Amor-próprio, para Lizzo, é uma prática, um processo – não uma coisa absoluta. E a jornada pode ser longa, avisa. “Passei centenas de anos me odiando: minha personalidade, meu corpo, o som da minha voz, meu cabelo, meu dente”, cita a cantora, que venceu três Grammys no último mês. Fora dos padrões de peso que dominam a indústria das ‘divas’, a americana de 31 anos virou uma espécie de conselheira para seus milhões de ouvintes.
No Rio para um show restrito a convidados no YouTube Space, Lizzo se mostrou confortável na rodada de curtas entrevistas que concedeu à imprensa, num hotel de luxo na zona oeste da cidade.

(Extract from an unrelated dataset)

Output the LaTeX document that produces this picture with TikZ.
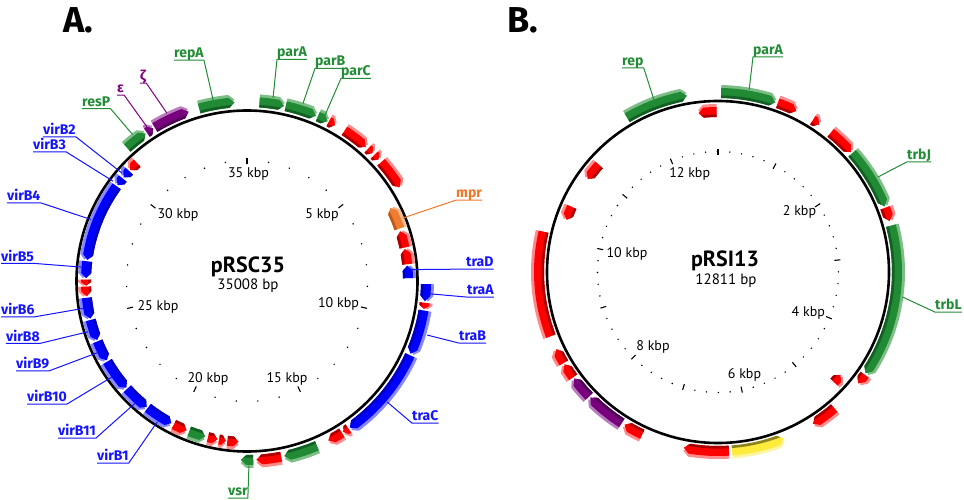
\documentclass[tikz,border=0pt]{standalone}
\usepackage{fontspec}
\setmainfont{PT Sans}
\newfontfamily\labfont{Fira Sans}
\definecolor{gred}{RGB}{255,0,0}
\definecolor{gredL}{RGB}{255,140,140}
\definecolor{gredD}{RGB}{170,0,0}
\definecolor{gblue}{RGB}{0,0,255}
\definecolor{gblueL}{RGB}{135,135,255}
\definecolor{gblueD}{RGB}{0,0,190}
\definecolor{ggreen}{RGB}{32,138,52}
\definecolor{ggreenL}{RGB}{125,190,135}
\definecolor{ggreenD}{RGB}{20,95,35}
\definecolor{gpurple}{RGB}{120,0,125}
\definecolor{gpurpleL}{RGB}{185,125,190}
\definecolor{gpurpleD}{RGB}{80,0,85}
\definecolor{gorange}{RGB}{238,125,50}
\definecolor{gorangeL}{RGB}{248,185,140}
\definecolor{gorangeD}{RGB}{190,90,30}
\definecolor{gyellow}{RGB}{255,235,60}
\definecolor{gyellowL}{RGB}{255,245,160}
\definecolor{gyellowD}{RGB}{140,130,30}
\definecolor{lblue}{RGB}{20,20,255}
\definecolor{lgreen}{RGB}{34,140,54}
\definecolor{lpurple}{RGB}{128,0,128}
\definecolor{lorange}{RGB}{240,120,40}
\tikzset{
  glab/.style={inner sep=0pt, font=\labfont\bfseries\fontsize{14}{14}\selectfont},
  ticklab/.style={inner sep=0pt, font=\fontsize{14}{14}\selectfont, anchor=base},
  majtick/.style={line width=1.1pt},
  backbone/.style={line width=2.6pt},
  leader/.style={line width=1pt},
}
\newcommand\gfill[4]{%
  \ifnum\gDir=1
    \fill[#1] (\gA:#3) arc[start angle=\gA, end angle=\gBb, radius=#3] -- (\gB:#4) -- (\gBb:#2) arc[start angle=\gBb, end angle=\gA, radius=#2] -- cycle;
  \else\ifnum\gDir=-1
    \fill[#1] (\gAb:#3) arc[start angle=\gAb, end angle=\gB, radius=#3] -- (\gB:#2) arc[start angle=\gB, end angle=\gAb, radius=#2] -- (\gA:#4) -- cycle;
  \else
    \fill[#1] (\gA:#3) arc[start angle=\gA, end angle=\gB, radius=#3] -- (\gB:#2) arc[start angle=\gB, end angle=\gA, radius=#2] -- cycle;
  \fi\fi}
\newcommand\gene[5]{%
  \pgfmathsetmacro\gRi{#3}%
  \pgfmathsetmacro\gRo{#3+10}%
  \pgfmathsetmacro\gRm{#3+5}%
  \pgfmathsetmacro\gH{min(1.8,0.6*(#2-#1))}%
  \pgfmathsetmacro\gA{90-#1}%
  \pgfmathsetmacro\gB{90-#2}%
  \pgfmathsetmacro\gAb{90-#1-\gH}%
  \pgfmathsetmacro\gBb{90-#2+\gH}%
  \def\gDir{#4}%
  \pgfmathsetmacro\gLi{#3+3}\pgfmathsetmacro\gLo{#3+13}\pgfmathsetmacro\gLm{#3+8}%
  \gfill{#5L}{\gLi}{\gLo}{\gLm}%
  \gfill{#5}{\gRi}{\gRo}{\gRm}%
  \pgfmathsetmacro\gC{#3+2.6}%
  \begin{scope}\clip (0,0) circle[radius=\gC];\gfill{#5D}{\gRi}{\gRo}{\gRm}\end{scope}%
}
\newcommand\glabE[6]{%
  \node[glab, text=#5, anchor=base west] (#1) at (#3,-#4) {#2};
  \draw[leader, #5] ([yshift=-2.4pt]#1.base west) -- ([yshift=-2.4pt]#1.base east) -- (#6);}
\newcommand\glabW[6]{%
  \node[glab, text=#5, anchor=base west] (#1) at (#3,-#4) {#2};
  \draw[leader, #5] ([yshift=-2.4pt]#1.base east) -- ([yshift=-2.4pt]#1.base west) -- (#6);}
\begin{document}
\begin{tikzpicture}[x=1pt,y=1pt]
\useasboundingbox (0,0) rectangle (964,-500);
\node[anchor=base west, inner sep=0pt, font=\labfont\bfseries\fontsize{36}{36}\selectfont] (pA) at (63,-33) {A.};
\node[anchor=base west, inner sep=0pt, font=\labfont\bfseries\fontsize{36}{36}\selectfont] (pB) at (507,-33) {B.};

% ---------------- Left map: pRSC35 ----------------
\begin{scope}[shift={(247,-281)}]
  \foreach \k in {0,...,35}{%
    \pgfmathsetmacro\ta{90-\k*10.28336}%
    \pgfmathtruncatemacro\mk{mod(\k,5)}%
    \ifnum\mk=0 \draw[majtick] (\ta:117) -- (\ta:123);
    \else \fill (\ta:120.5) circle[radius=0.8];
    \fi}
  \draw[backbone] (0,0) circle[radius=170.5];
  % outer (forward)
  \gene{318}{325.5}{174}{1}{ggreen}
  \gene{326}{328.5}{174}{1}{gpurple}
  \gene{329}{341}{174}{1}{gpurple}
  \gene{344.5}{356}{174}{1}{ggreen}
  \gene{4}{12}{174}{1}{ggreen}
  \gene{12.5}{22.7}{174}{1}{ggreen}
  \gene{23.3}{26.8}{174}{1}{ggreen}
  \gene{27.2}{29.5}{174}{1}{gred}
  \gene{33}{41.6}{174}{1}{gred}
  \gene{42.5}{44.5}{174}{1}{gred}
  \gene{45.3}{47.3}{174}{1}{gred}
  \gene{48.5}{58.5}{174}{1}{gred}
  \gene{91}{96.5}{174}{1}{gblue}
  \gene{97}{99}{174}{1}{gred}
  \gene{99.5}{114}{174}{1}{gblue}
  \gene{114.5}{145}{174}{1}{gblue}
  \gene{145.5}{147.5}{174}{1}{gred}
  \gene{148}{153}{174}{1}{gred}
  \gene{157}{168}{174}{1}{ggreen}
  \gene{169}{177}{174}{1}{gred}
  \gene{178}{182}{174}{1}{ggreen}
  % inner (reverse)
  \gene{63}{71}{156}{-1}{gorange}
  \gene{72}{78}{156}{-1}{gred}
  \gene{78.5}{84}{156}{-1}{gred}
  \gene{84.5}{89}{156}{-1}{gblue}
  \gene{183}{187}{156}{-1}{gred}
  \gene{187.5}{190}{156}{-1}{gred}
  \gene{190.5}{194}{156}{-1}{gred}
  \gene{195}{201}{156}{-1}{ggreen}
  \gene{202}{207}{156}{-1}{gred}
  \gene{208}{218}{156}{-1}{gblue}
  \gene{218.5}{228}{156}{-1}{gblue}
  \gene{228.5}{240}{156}{-1}{gblue}
  \gene{240.5}{248}{156}{-1}{gblue}
  \gene{248.5}{256}{156}{-1}{gblue}
  \gene{256.5}{264}{156}{-1}{gblue}
  \gene{264.5}{268}{156}{-1}{gred}
  \gene{268.3}{270.5}{156}{-1}{gred}
  \gene{271}{277}{156}{-1}{gblue}
  \gene{277.5}{306}{156}{-1}{gblue}
  \gene{306.5}{309.5}{156}{-1}{gblue}
  \gene{310}{313}{156}{-1}{gblue}
  \gene{313.5}{317}{156}{-1}{gred}
  % leader targets
  \coordinate (tresP) at (-232:186);
  \coordinate (teps) at (-237:184);
  \coordinate (tzeta) at (-244.5:186);
  \coordinate (trepA) at (-259.4:184);
  \coordinate (tparA) at (81.9:185);
  \coordinate (tparB) at (72.5:186);
  \coordinate (tparC) at (64.8:183);
  \coordinate (tmpr) at (22:168);
  \coordinate (ttraD) at (4:163);
  \coordinate (ttraA) at (-4:183);
  \coordinate (ttraB) at (-16.7:188);
  \coordinate (ttraC) at (-40.8:185);
  \coordinate (tvsr) at (-89.4:185);
  \coordinate (tvirBa) at (-122.5:167);
  \coordinate (tvirBk) at (-132.5:166);
  \coordinate (tvirBj) at (-144.6:166);
  \coordinate (tvirBi) at (-154.4:166);
  \coordinate (tvirBh) at (-162.3:167);
  \coordinate (tvirBf) at (-170.5:165);
  \coordinate (tvirBe) at (-184.8:166);
  \coordinate (tvirBd) at (-201.5:168);
  \coordinate (tvirBc) at (-216.7:167);
  \coordinate (tvirBb) at (-220.8:165);
\end{scope}

\node[ticklab] (l35) at (248.5,-177.5) {35 kbp};
\node[ticklab] (l5) at (322,-218) {5 kbp};
\node[ticklab] (l30) at (178,-218) {30 kbp};
\node[ticklab] (l10) at (338.5,-307.3) {10 kbp};
\node[ticklab] (l25) at (158,-310.7) {25 kbp};
\node[ticklab] (l20) at (208,-382.3) {20 kbp};
\node[ticklab] (l15) at (287,-382.3) {15 kbp};
\node[anchor=base, inner sep=0pt, font=\bfseries\fontsize{22}{22}\selectfont] (nL) at (248,-272.7) {pRSC35};
\node[anchor=base, inner sep=0pt, font=\fontsize{15}{15}\selectfont] (sL) at (248,-289.3) {35008 bp};

\glabE{lresP}{resP}{82}{106.2}{lgreen}{tresP}
\glabE{leps}{ε}{117}{92.7}{lpurple}{teps}
\glabE{lzeta}{ζ}{140}{80.7}{lpurple}{tzeta}
\glabE{lrepA}{repA}{174}{57.7}{lgreen}{trepA}
\glabW{lparA}{parA}{277}{57.0}{lgreen}{tparA}
\glabW{lparB}{parB}{315}{66.0}{lgreen}{tparB}
\glabW{lparC}{parC}{341}{76.0}{lgreen}{tparC}
\glabW{lmpr}{mpr}{456}{197.7}{lorange}{tmpr}
\glabW{ltraD}{traD}{466}{266.7}{lblue}{ttraD}
\glabW{ltraA}{traA}{467}{294.7}{lblue}{ttraA}
\glabW{ltraB}{traB}{459}{340.7}{lblue}{ttraB}
\glabW{ltraC}{traC}{412}{420.7}{lblue}{ttraC}
\glabE{lvsr}{vsr}{228}{495.7}{lgreen}{tvsr}
\glabE{lvirBa}{virB1}{97}{460.7}{lblue}{tvirBa}
\glabE{lvirBk}{virB11}{58}{435.7}{lblue}{tvirBk}
\glabE{lvirBj}{virB10}{27}{401.7}{lblue}{tvirBj}
\glabE{lvirBi}{virB9}{16}{368.4}{lblue}{tvirBi}
\glabE{lvirBh}{virB8}{6}{341}{lblue}{tvirBh}
\glabE{lvirBf}{virB6}{1}{314.4}{lblue}{tvirBf}
\glabE{lvirBe}{virB5}{1}{261}{lblue}{tvirBe}
\glabE{lvirBd}{virB4}{7}{200.4}{lblue}{tvirBd}
\glabE{lvirBc}{virB3}{33}{149.4}{lblue}{tvirBc}
\glabE{lvirBb}{virB2}{43}{134.4}{lblue}{tvirBb}

% ---------------- Right map: pRSI13 ----------------
\begin{scope}[shift={(718,-272)}]
  \foreach \k in {0,...,64}{%
    \pgfmathsetmacro\ta{90-\k*5.62016}%
    \pgfmathtruncatemacro\mk{mod(\k,5)}%
    \ifnum\mk=0 \draw[majtick] (\ta:117) -- (\ta:123);
    \else \fill (\ta:120.5) circle[radius=0.8];
    \fi}
  \draw[backbone] (0,0) circle[radius=171];
  % outer
  \gene{329.5}{350}{174}{1}{ggreen}
  \gene{1}{18.7}{174}{1}{ggreen}
  \gene{19.5}{26}{174}{1}{gred}
  \gene{32}{34.5}{174}{1}{gred}
  \gene{39}{48}{174}{1}{gred}
  \gene{48.5}{68.5}{174}{1}{ggreen}
  \gene{69}{73.5}{174}{1}{gred}
  \gene{75}{124.5}{174}{1}{ggreen}
  \gene{125}{128.5}{174}{1}{gred}
  \gene{139.5}{148}{174}{1}{gred}
  \gene{158.5}{175.5}{174}{-1}{gyellow}
  \gene{176.5}{191}{174}{1}{gred}
  \gene{205}{211.5}{174}{1}{gred}
  \gene{212.5}{225.5}{174}{1}{gpurple}
  \gene{226}{233.5}{174}{1}{gpurple}
  \gene{234}{239}{174}{1}{gred}
  \gene{239.5}{244.5}{174}{1}{gred}
  \gene{249}{283}{174}{0}{gred}
  % inner
  \gene{353}{359.5}{155}{-1}{gred}
  \gene{130}{133.5}{155}{-1}{gred}
  \gene{289}{294}{155}{-1}{gred}
  \gene{305.5}{312}{155}{-1}{gred}
  \coordinate (trep) at (-249.6:184);
  \coordinate (tparA2) at (80.3:185);
  \coordinate (ttrbJ) at (30.7:186);
  \coordinate (ttrbL) at (-7.7:186);
\end{scope}

\node[ticklab] (r12) at (689.7,-177.7) {12 kbp};
\node[ticklab] (r2) at (799.5,-215) {2 kbp};
\node[ticklab] (r10) at (627,-257.3) {10 kbp};
\node[ticklab] (r4) at (808.3,-316) {4 kbp};
\node[ticklab] (r8) at (653,-350.7) {8 kbp};
\node[ticklab] (r6) at (744.5,-378.7) {6 kbp};
\node[anchor=base, inner sep=0pt, font=\bfseries\fontsize{22}{22}\selectfont] (nR) at (725,-266.7) {pRSI13};
\node[anchor=base, inner sep=0pt, font=\fontsize{15}{15}\selectfont] (sR) at (726,-284.7) {12811 bp};

\glabE{lrep}{rep}{622}{65.4}{lgreen}{trep}
\glabW{lparA2}{parA}{753}{54.4}{lgreen}{tparA2}
\glabW{ltrbJ}{trbJ}{907}{159.4}{lgreen}{ttrbJ}
\glabW{ltrbL}{trbL}{935}{309.7}{lgreen}{ttrbL}
\end{tikzpicture}
\end{document}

Cantarolou para o jornal O Estado de S. Paulo, por exemplo, o pouco que sabe sobre música brasileira: Vai Malandra, de Anitta, e uma versão inusitada de Garota de Ipanema – em vez de girl, a garota virou that bitch.
Apesar de ter participado de um disco ao qual Pabllo Vittar também emprestou sua voz – Charli, da Charli XCX -, a americana assume que não sabe muito sobre o trabalho da brasileira. Nem quando fará um show aberto ao público no País. O de ontem, que foi gravado e vai estar disponível pelo YouTube, contou com a presença de apenas 300 convidados.
A fim de buscar o beneplácito de Lizzo, o repórter levou à cantora uma definição bem específica sobre a personalidade dela – explícita nas letras e na postura – para ver se colava. Ela seria, segundo uma conhecida, “aquela garota que você encontra na fila do banheiro de uma festa e que, mesmo sem te conhecer, dá ótimos conselhos e salva sua vida”, explica, antes de receber o aval assertivo da estrela: “Esta sou eu”.
Esse caráter motivacional está presente em letras como a de Good as Hell. Com ela, aqui, não tem papo furado: se ele não te ama mais, diz, “just walk your fine ass out the door” – ou, numa tradução para o bom português, “mete o pé”.
“Eu acho que as pessoas ouvem minhas músicas e tiram conselhos delas. Mas também tem pessoas que ouvem e apenas pensam: Eu quero dançar”, comenta a cantora, buscando não reduzir sua obra a uma mera autoajuda.
Cuz I Love You, o disco lançado no ano passado e que a catapultou ao sucesso, realmente é mais do que isso. Insere o rap de Lizzo num R&B dançante e ajuda a jogar luz sobre a capacidade musical da artista, que é formada em música clássica pela Universidade de Houston, no Texas, e tem como especialidade a flauta. O instrumento entrou na sua vida na adolescência – e, hoje, ela o toca enquanto desce até o chão.
Das oito indicações para o Grammy, levou três: melhor performance solo pop, com Truth Hurts; melhor performance R&B tradicional, com Jerome; e melhor álbum urbano contemporâneo.
Hoje pode parecer fácil amar a si mesma. Lizzo consegue, contudo, analisar com detalhes as etapas do longo processo pelo qual passou antes disso. “Quando você quer se amar, mas continua sem amar, é a parte mais atordoante. Porque muitas pessoas permanecem presas nessa etapa, até que chega uma hora em que você assume que é preciso cuidar das coisas que você odeia em si mesma.”
O corpo e a música de Lizzo são naturalmente políticos. No entanto, quando o papo envereda para o lado político-partidário, a cantora prefere não cravar quem é o seu candidato favorito entre os que buscam a vaga do Partido Democrata nas eleições dos Estados Unidos. Antes de responder, solta um longo suspiro ao lembrar da confusão que marcou as primárias em Iowa.
“Estou mais preocupada com o mundo agora. Sinto que o que está acontecendo nos Estados Unidos faz parte de um problema global, que vai desde a natureza até a natureza humana. Percebo que todos estamos tendo as mesmas crises. Essa é a minha principal preocupação.”
Lizzo ouviu falar no “Trump tropical”, como classifica o presidente Jair Bolsonaro, mas diz não saber muito sobre ele. De volta ao cenário norte-americano, comenta que gostaria de ver em mais candidatos essas preocupações que a afligem. “Talvez eu devesse concorrer na próxima vez”, divaga. O rapper e wannabe presidente Kanye West, apoiador de Trump, que se cuide.
As informações são do jornal O Estado de S. Paulo.